Now, although truth was highly valued, most of our dissensions are basically due to the way honesty and emotional expression is perceived in our societies. Think about it.

The key concept here is the emotional sincerity which is not always regarded as a virtue, although was considered ideal by certain societies. In order to socialize properly you need to mask a certain amount of sincerity in social wrapping (you need to be culturally smart for that). So yes, truth is indeed overrated and yes, we are required to lie in order to be socially accepted! Lying about how we feel, about what we think of a certain situation or person. There, I said it! To be accepted means to keep your feelings (positive or not) restrained. We are turning into emotionally mutilated machines as apparently, modern psychologists view sincerity as a construct rather than a moral virtue, although certain philosophies suggest us that by surrendering control and making yourself vulnerable, you will facilitate change in your life.

Some cultures go even further and regard the open expression of emotions as a possible threat to the social order. Remember George Orwell’s “1984”? Hence, the norms are of not-showing personal emotions. One may feel as one pleases, as long as one doesn’t express it. Unless they are “two minutes of hate”.

Honesty, unfortunately, has fallen short to become a cultural norm. Some ideologies have worn away the practice of honesty by imposing their “my way or the highway” kind of truth. I can’t be bothered to give examples but we all think at the same thing.
Some people claim they appreciate honesty and straight-shooting.
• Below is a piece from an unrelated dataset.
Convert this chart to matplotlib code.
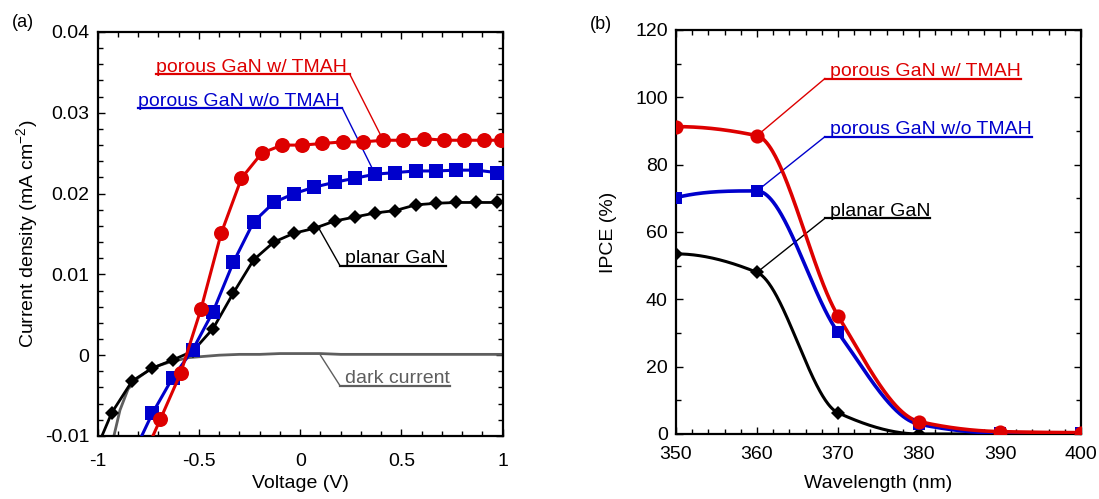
import numpy as np
import matplotlib
matplotlib.use("Agg")
import matplotlib.pyplot as plt
from matplotlib.ticker import FixedLocator, MultipleLocator, FixedFormatter

plt.rcParams['font.family'] = ['Liberation Sans', 'DejaVu Sans']
plt.rcParams['font.size'] = 14
plt.rcParams['axes.unicode_minus'] = False
plt.rcParams['mathtext.fontset'] = 'custom'
plt.rcParams['mathtext.rm'] = 'Liberation Sans'

# ---------------- (a) J-V curves ----------------
v_wtmah = [-0.79, -0.69, -0.59, -0.49, -0.39, -0.29, -0.19, -0.09, 0.01, 0.11, 0.21,
           0.31, 0.41, 0.51, 0.61, 0.71, 0.81, 0.91, 0.99]
j_wtmah = [-0.0135, -0.0079, -0.0022, 0.0057, 0.0151, 0.0219, 0.0250, 0.0260, 0.0260,
           0.0262, 0.0264, 0.0264, 0.0266, 0.0266, 0.0268, 0.0266, 0.0266, 0.0266, 0.0266]

v_wotmah = [-0.83, -0.73, -0.63, -0.53, -0.43, -0.33, -0.23, -0.13, -0.03, 0.07, 0.17,
            0.27, 0.37, 0.47, 0.57, 0.67, 0.77, 0.87, 0.97]
j_wotmah = [-0.0125, -0.0072, -0.0028, 0.0007, 0.0054, 0.0115, 0.0165, 0.0189, 0.0200,
            0.0208, 0.0214, 0.0219, 0.0224, 0.0226, 0.0228, 0.0228, 0.0229, 0.0229, 0.0226]

v_planar = [-1.03, -0.93, -0.83, -0.73, -0.63, -0.53, -0.43, -0.33, -0.23, -0.13, -0.03,
            0.07, 0.17, 0.27, 0.37, 0.47, 0.57, 0.67, 0.77, 0.87, 0.97]
j_planar = [-0.0130, -0.0071, -0.0032, -0.0016, -0.0006, 0.0005, 0.0033, 0.0077, 0.0118,
            0.0140, 0.0151, 0.0157, 0.0166, 0.0171, 0.0176, 0.0179, 0.0186, 0.0188,
            0.0189, 0.0189, 0.0189]

v_dark = [-0.95, -0.92, -0.89, -0.85, -0.80, -0.75, -0.70, -0.65, -0.60, -0.55, -0.50,
          -0.45, -0.40, -0.30, -0.20, -0.10, 0.0, 0.10, 0.20, 0.40, 0.60, 0.80, 1.0]
j_dark = [-0.0135, -0.0100, -0.0068, -0.0042, -0.0028, -0.0019, -0.0013, -0.0009,
          -0.0006, -0.0003, -0.0002, -0.0001, 0.0000, 0.0001, 0.0001, 0.0002, 0.0002,
          0.0002, 0.0001, 0.0001, 0.0001, 0.0001, 0.0001]

xticks_a = [-1, -0.5, 0, 0.5, 1]
xlabels_a = ['-1', '-0.5', '0', '0.5', '1']
yticks_a = [-0.01, 0, 0.01, 0.02, 0.03, 0.04]
ylabels_a = ['-0.01', '0', '0.01', '0.02', '0.03', '0.04']

# ---------------- (b) IPCE spectra ----------------
wl = [350, 360, 370, 380, 390, 400]
ipce_wtmah = [91.3, 88.6, 35.1, 3.7, 0.7, 0.4]
ipce_wotmah = [70.2, 72.2, 30.2, 2.9, 0.3, 0.3]
ipce_planar = [53.5, 48.0, 6.3, 0.0, 0.0, 0.0]

xticks_b = [350, 360, 370, 380, 390, 400]
yticks_b = [0, 20, 40, 60, 80, 100, 120]

RED = '#dd0000'
BLUE = '#0000cc'
BLACK = '#000000'
GRAY = '#5e5e5e'


def pchip_curve(x, y, n=600):
    """Monotone piecewise-cubic Hermite curve through (x, y)."""
    x = np.asarray(x, float)
    y = np.asarray(y, float)
    h = np.diff(x)
    d = np.diff(y) / h
    k = len(x)
    m = np.zeros(k)
    for i in range(1, k - 1):
        if d[i - 1] * d[i] > 0:
            w1 = 2 * h[i] + h[i - 1]
            w2 = h[i] + 2 * h[i - 1]
            m[i] = (w1 + w2) / (w1 / d[i - 1] + w2 / d[i])
    def end_slope(h0, h1, d0, d1):
        s = ((2 * h0 + h1) * d0 - h0 * d1) / (h0 + h1)
        if np.sign(s) != np.sign(d0):
            s = 0.0
        elif np.sign(d0) != np.sign(d1) and abs(s) > abs(3 * d0):
            s = 3 * d0
        return s
    m[0] = end_slope(h[0], h[1], d[0], d[1])
    m[-1] = end_slope(h[-1], h[-2], d[-1], d[-2])
    xs = np.linspace(x[0], x[-1], n)
    idx = np.clip(np.searchsorted(x, xs) - 1, 0, k - 2)
    hh = h[idx]
    t = (xs - x[idx]) / hh
    h00 = 2 * t ** 3 - 3 * t ** 2 + 1
    h10 = t ** 3 - 2 * t ** 2 + t
    h01 = -2 * t ** 3 + 3 * t ** 2
    h11 = t ** 3 - t ** 2
    ys = h00 * y[idx] + h10 * hh * m[idx] + h01 * y[idx + 1] + h11 * hh * m[idx + 1]
    return xs, ys


def style_axes(ax):
    for s in ax.spines.values():
        s.set_linewidth(1.6)
    ax.tick_params(which='both', direction='in', top=True, right=True, width=1.0)
    ax.tick_params(which='major', length=5.2)
    ax.tick_params(which='minor', length=3.3)


fig = plt.figure(figsize=(10.99, 4.99), dpi=100)
ax1 = fig.add_axes([0.0889, 0.1263, 0.3685, 0.8096])
ax2 = fig.add_axes([0.6151, 0.1303, 0.3685, 0.8096])

# (a)
ax1.plot(v_dark, j_dark, color=GRAY, lw=2.0, zorder=2)
ax1.plot(v_planar, j_planar, color=BLACK, lw=2.0, marker='D', ms=7, mew=0, zorder=3)
ax1.plot(v_wotmah, j_wotmah, color=BLUE, lw=2.2, marker='s', ms=9.5, mew=0, zorder=4)
ax1.plot(v_wtmah, j_wtmah, color=RED, lw=2.2, marker='o', ms=10.8, mew=0, zorder=5)
ax1.set_xlim(-1, 1)
ax1.set_ylim(-0.01, 0.04)
ax1.xaxis.set_major_locator(FixedLocator(xticks_a))
ax1.xaxis.set_major_formatter(FixedFormatter(xlabels_a))
ax1.xaxis.set_minor_locator(MultipleLocator(0.1))
ax1.yaxis.set_major_locator(FixedLocator(yticks_a))
ax1.yaxis.set_major_formatter(FixedFormatter(ylabels_a))
ax1.yaxis.set_minor_locator(MultipleLocator(0.002))
style_axes(ax1)
ax1.tick_params(axis='x', pad=12)
ax1.tick_params(axis='y', pad=6)
ax1.set_xlabel('Voltage (V)', labelpad=4)
ax1.set_ylabel('Current density (mA cm$^{-2}$)', labelpad=3)

# (b)
for y, c, m, ms, lw in [(ipce_planar, BLACK, 'D', 7, 2.2),
                        (ipce_wotmah, BLUE, 's', 8.8, 2.6),
                        (ipce_wtmah, RED, 'o', 10.2, 2.6)]:
    xs, ys = pchip_curve(wl, y)
    ax2.plot(xs, ys, color=c, lw=lw, zorder=3)
    ax2.plot(wl, y, ls='none', marker=m, ms=ms, mew=0, color=c, zorder=4)
ax2.set_xlim(350, 400)
ax2.set_ylim(0, 120)
ax2.xaxis.set_major_locator(FixedLocator(xticks_b))
ax2.xaxis.set_minor_locator(MultipleLocator(2))
ax2.yaxis.set_major_locator(FixedLocator(yticks_b))
ax2.yaxis.set_minor_locator(MultipleLocator(10))
style_axes(ax2)
ax2.tick_params(axis='x', pad=9)
ax2.tick_params(axis='y', pad=6)
ax2.set_xlabel('Wavelength (nm)', labelpad=8)
ax2.set_ylabel('IPCE (%)', labelpad=13)

fig.text(0.011, 0.954, '(a)', fontsize=13, va='center', ha='left')
fig.text(0.537, 0.950, '(b)', fontsize=13, va='center', ha='left')

# underlined call-out labels with leader lines
callouts = [
    (ax1, 'porous GaN w/ TMAH', RED, (0.144, 0.901), 'right', (0.41, 0.0266)),
    (ax1, 'porous GaN w/o TMAH', BLUE, (0.0988, 0.817), 'right', (0.37, 0.0224)),
    (ax1, 'planar GaN', BLACK, (0.611, 0.427), 'left', (0.09, 0.0158)),
    (ax1, 'dark current', GRAY, (0.611, 0.130), 'left', (0.10, 0.0)),
    (ax2, 'porous GaN w/ TMAH', RED, (0.380, 0.886), 'left', (360, 88.6)),
    (ax2, 'porous GaN w/o TMAH', BLUE, (0.380, 0.742), 'left', (360, 72.2)),
    (ax2, 'planar GaN', BLACK, (0.380, 0.540), 'left', (360, 48.0)),
]
texts = []
for ax, s, c, pos, side, tgt in callouts:
    t = ax.text(pos[0], pos[1], s, color=c, transform=ax.transAxes,
                ha='left', va='baseline', fontsize=14)
    texts.append(t)

fig.canvas.draw()
renderer = fig.canvas.get_renderer()
for (ax, s, c, pos, side, tgt), t in zip(callouts, texts):
    bb = t.get_window_extent(renderer)
    base = ax.transAxes.transform(pos)[1] - 2.5
    x0, x1 = bb.x0, bb.x1
    if side == 'left':
        x0 -= 5
        anchor = (x0, base)
    else:
        x1 += 3
        anchor = (x1, base)
    inv = ax.transData.inverted()
    p0 = inv.transform((x0, base))
    p1 = inv.transform((x1, base))
    pa = inv.transform(anchor)
    ax.plot([p0[0], p1[0]], [p0[1], p1[1]], color=c, lw=1.6, clip_on=False, zorder=6)
    ax.plot([pa[0], tgt[0]], [pa[1], tgt[1]], color=c, lw=1.0, clip_on=False, zorder=2.5)

fig.savefig('out.png', dpi=100)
However, truth and emotional sincerity always backfire, according to the proverb "no good deed goes unpunished". Ask me about it. Men, friends, coworkers, acquaintances, pals, or bosses do no want to hear your version of the truth or honesty. They don’t want to hear about your emotions (“too many details” as our emotionally crippled pals would say- no important name comes to my mind) or your honest version about a certain situation, circumstance or person. Get sad and get over it, just don’t express yourself. Are those who are emotionally honest, also emotionally immature? Don’t think so: as long as we acknowledge a certain state of facts, we identify the range of emotions and we bear the consequences of our “emotional” behavior, we are emotionally mature. Well, that and a bit hyper, maybe. Way too often and way too quickly, we are in a hurry to label people as being out of norms, just because they fail to correspond to some rigid and strict book definitions. Can’t we re-write the books? Can’t we redefine the concepts? Can’t we remove the labels? “The emotional reality is therefore taken as subjective: different people are expected to have different emotional worlds and to react in different ways to the same experiences”. That explains why my Northern American friends are flabbergasted by my emotional honesty. We think they are emotionally handicapped, they think we are emotionally undeveloped. Huh. Who is going to referee?

Lesson 2: Small talk is just small.
“How are you?”, “Are you OK?”, “How is life treating you”? “What have you been up to?”, “shall we have some fun” are just rhetorical questions, meaning no answers required. Now, you still ought to be polite, witty and funny in order to be sociable attractive. So what do you answer when asked “how is life treating you?”
a) Life is great, thanks;
b) If you want fun, go to the circus;
c) Oh well, you know, the world economic crisis affects us all;
d) Life is a bitch which keeps on biting me in the ass;
e) I am still waiting for my ship to come in, let me know when you see the lighthouse;
f) Life is like the hair on the ass, short and full of shit;

Now, if you ever want to socialize again, your answer – as a good obedient and sociable accepted robot should be: a) “life is great, thanks; what about you?” and smile idiotically, showing your new veneers and just nod your head.

Lesson 3: Be romantically and socially intelligent
Specialists say social intelligence is "the ability to understand and manage men and women, boys and girls, to act wisely in human relations".

To be considered smart, you have to have a high IQ (although recent studies give George W. Bush as an example of someone with a supposedly IQ over 120…-no further comment), and be emotionally intelligent and romantically smart, meaning to have the ability, capacity, or skill to perceive, assess, and manage the romantic relationship of oneself with others.

Sure, good looks, big boobs or equally appreciated washboard abs, colorful designer rags and a nice scent in which you marinate might help as well. To be romantically intelligent, however, means to present a specific palette of feelings, which are romantically appealing to a potential mate. So whining about your past, failed relations, dead wife, abandoned husband, post-divorce healing sex encounters is definitely not a good idea, although it might squeeze a tear of two to some sensitive gay bartender with Freudian ambitions who might ask you if you had a happy childhood or had sex desires towards your mom. Become an emotional literate, and you’ll score as often as you please. Also dress to impress and lower your standards.

Lesson 4: Never appear to be who you really are, by restraining your affect display
Sociologists say affect is a factor in emotional development, mood, arousal, and consideration of the present moment.

We will end up liking, falling in love with or disliking another person than we are in reality, as in our insane strive to be socially acceptable we put on a mask we forget to remove and get used to it so badly, we end up forgetting who we are. To be sociable likable and accepted, we lie, thus wrongly setting the basis for a fake and superficial relationship. No wonder 1 in 2 couples divorce, as you never know who you end up taking home. We sleep and eat with people we don’t (want to) know. Emotional truth is more than we can or want to handle.

Don’t fall into the trap of replying the question “Are you OK?” with “No, I am far from being OK”. Don’t admit you are afraid, as courage is not necessarily the absence of fear. It is just a mixture of “personality traits, self-efficacy, hope, resilience, values, beliefs and social forces”. Above all, it is the mother of all virtues. Guess am not that brave, after all.